When I read that 86 page complaint, I remembered my brother’s story. My brother was a victim of sheriff violence when he was 19 years old. I immediately called him and said, the sheriffs are finally being held accountable. And he said, finally, I also knew I wanted to make an art piece, and I created a performance piece called Stained, an intimate portrayal of state violence. And toured that piece around LA County, using the 86 page complaint, using my mom’s archive, everything she documented about what happened to my brother during that time, and also using audio of the Los Angeles County Blue Ribbon Commission talking about this issue of shared violence. Through that art piece, I actually created an organization called Dignity and Power Now and now after 11 years, the organization has successfully changed policy in Los Angeles County, stopped a mental health jail from being built and has pushed resources into care, into a county that actually believes in care. That’s the power of art.

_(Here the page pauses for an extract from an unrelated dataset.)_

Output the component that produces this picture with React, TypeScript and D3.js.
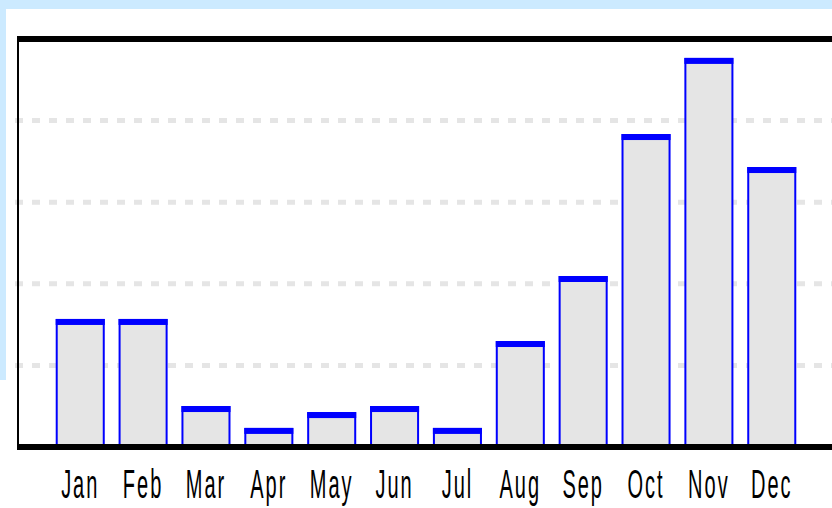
import React from "react";
import * as d3 from "d3";

const months = ["Jan", "Feb", "Mar", "Apr", "May", "Jun", "Jul", "Aug", "Sep", "Oct", "Nov", "Dec"];
const values = [78.5, 78.5, 25.2, 11.8, 21.5, 25.2, 11.8, 65, 104.8, 191.7, 238.3, 171.5];
const gridTicks = [50, 100, 150, 200];

const W = 832;
const H = 508;

const App = () => {
  const x = d3.scaleBand<string>().domain(months).range([18, 834]).paddingInner(0.22).paddingOuter(0.6);
  const y = d3.scaleLinear().domain([0, 250]).range([447.2, 38.8]);
  const bw = x.bandwidth();

  return (
    <svg
      width={W}
      height={H}
      style={{ position: "absolute", left: 0, top: 0, display: "block", background: "#fff" }}
    >
      {/* light blue frame */}
      <rect x={0} y={0} width={W} height={9} fill="#cceaff" />
      <rect x={0} y={0} width={6} height={380} fill="#cceaff" />

      {/* grid */}
      {gridTicks.map((t) => (
        <line
          key={t}
          x1={15}
          x2={W}
          y1={y(t)}
          y2={y(t)}
          stroke="#e5e5e5"
          strokeWidth={5}
          strokeDasharray="8,9"
        />
      ))}

      {/* bars */}
      {values.map((v, i) => {
        const m = months[i];
        const x0 = x(m)!;
        const top = y(v);
        return (
          <g key={m}>
            <rect x={x0 + 1} y={top + 1} width={bw - 2} height={y(0) - top} fill="#e5e5e5" stroke="#0000ff" strokeWidth={2} />
            <rect x={x0} y={top} width={bw} height={6} fill="#0000ff" />
          </g>
        );
      })}

      {/* axes / frame */}
      <rect x={17} y={36} width={W - 17} height={6} fill="#000" />
      <rect x={17} y={36} width={2} height={414} fill="#000" />
      <rect x={17} y={444} width={W - 17} height={6} fill="#000" />

      {/* month labels */}
      {months.map((m) => (
        <g key={m} transform={`translate(${x(m)! + bw / 2},498) scale(1,2)`}>
          <text
            textAnchor="middle"
            fontFamily="Liberation Sans, Arial, sans-serif"
            fontSize={20}
            letterSpacing={2}
            fill="#000"
          >
            {m}
          </text>
        </g>
      ))}
    </svg>
  );
};

export default App;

My biggest learnings doing this work is to never give up, because the moment we give up, we become complacent to systems that harm us. And the moment we realize that we can keep going, keep fighting, keep being joyful, keep shifting, keep growing, keep transforming – that’s the moment that we actually do change the world.
I have the terrible gift of doing too many things, and so I resource myself by reminding myself that my art is actually at the center of my soul and that I have to keep creating in order to keep going. I also resource myself by regularly going to therapy. I most definitely believe in a therapist. I also resource myself by being in community and around people that I love and trust and that I know will take care of me, and I take care of them.
I think the last four years have been a special kind of hell for a lot of people, both personally, professionally, politically, emotionally, spiritually, and every day, I remember at a certain point I’d be like, ‘okay, just one day at a time, it’s all going to be different.’ I never thought that I’d live in so many unprecedented moments, and yet here we are living in so many unprecedented moments collectively.
I think that part of the work is to keep showing up and being present for what is right now. Getting out in nature is also helpful. I think giving ourselves the opportunity to not be reactive, to sit in a place of curiosity, and to lean into listening deeply is really important.
Community is absolutely critical. Community is what keeps me afloat, and being in community, holding space for community, and creating community reminds me how important I am, how valuable I am, but also how valuable everyone else is.
The roots of my resilience really come from my childhood and being encouraged to be my full self, even when the outside world was not encouraging me to do so. I remember dancing very, very early on, my mother playing music really loud on Saturday mornings and just dancing. That was such an important practice for me and I kept dancing. I was just dancing this morning in my room.
I believe that we deserve a world where we can walk down the streets and not worry about gun violence, where we can show up to our schools and have adequate public education where we can have access to clean water and not be drinking water full of lead, where we can have access to care and healing, where we can have a healthcare system that’s not led by big business, where we can have elected officials that actually are caring for the ones who are most marginalized. I believe that that world isn’t just possible. I think that world is absolutely necessary.
My invitation for folks is to lean into your imagination, to take that spark of your imagination seriously, and to believe in your imagination and to believe in the collective imagination. So much more is possible when we do it together.